A side benefit here is that by trading two players for one (a move that required Brooklyn to waive backup guard Sean Kilpatrick), Philadelphia clears a roster spot. Because they still have their $4.3 million room midlevel exception available, the 76ers could be an attractive landing spot for buyout candidates. (That exception will prorate after Jan. 10, meaning the Sixers wouldn't have as much to offer after the trade deadline.)
The addition of Booker does not help the 76ers' logjam of frontcourt players. But it gives Philadelphia a veteran insurance policy and a glue guy who is not afraid to get his hands dirty.
Booker, a free agent in July, creates a $9.1 million cap hit, and the Sixers will inherit his early Bird rights in free agency. Booker could fit the mold of Amir Johnson and J.J. Redick, 2017 free agents signed by Philly to one-year contracts at a high salaries to preserve cap space for the future.
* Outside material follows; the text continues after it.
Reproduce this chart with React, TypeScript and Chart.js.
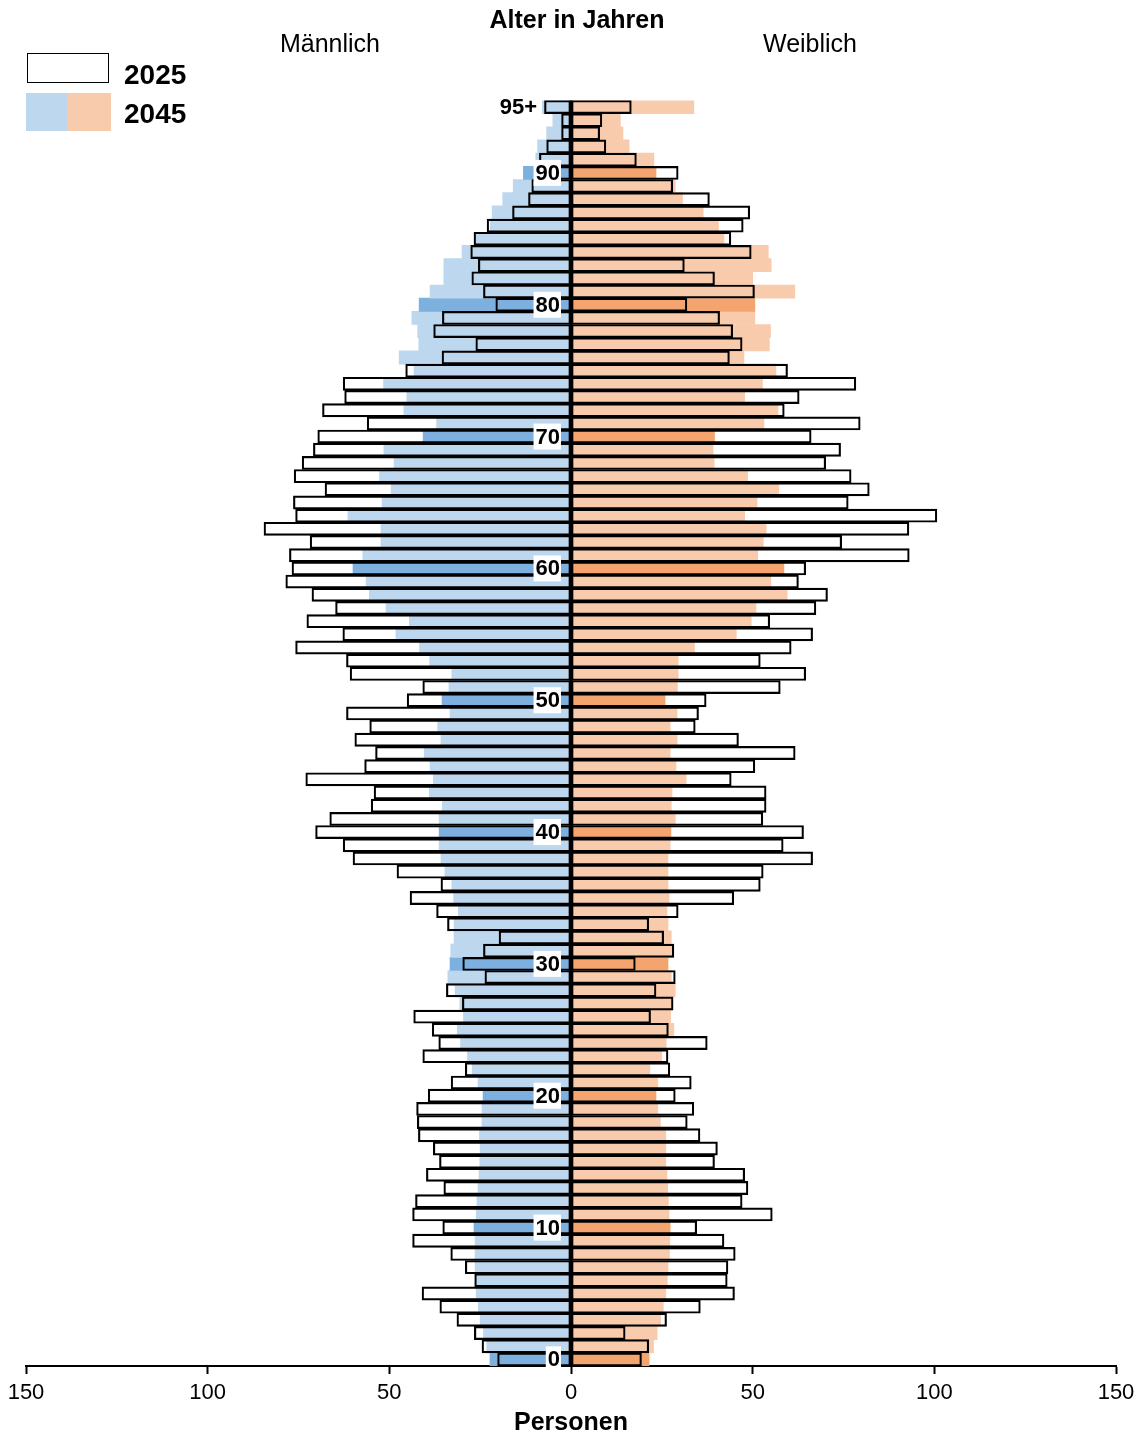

Even with Booker having a career year, Nets GM Sean Marks did not have blinders on. Brooklyn, a team short of assets, acquires two former lottery picks in Okafor and Stauskas along with the Knicks' 2019 second-round pick. The move gives the Nets a five-month evaluation period for both players. Okafor will be a free agent, and Stauskas will become a restricted free agent if the Nets give him a qualifying offer in the offseason.
Not to be lost in the trade was the Nets' waiver of shooting guard Kilpatrick. After averaging a career-high 13 points last season, the shooting guard has seen limited minutes this season. Kilpatrick and his $1.5 million salary are eligible to be claimed by a team with cap space, trade exception or disabled exception. While the Nets currently have $3.7 million in cap room, that would increase to $5.2 million if Kilpatrick is claimed.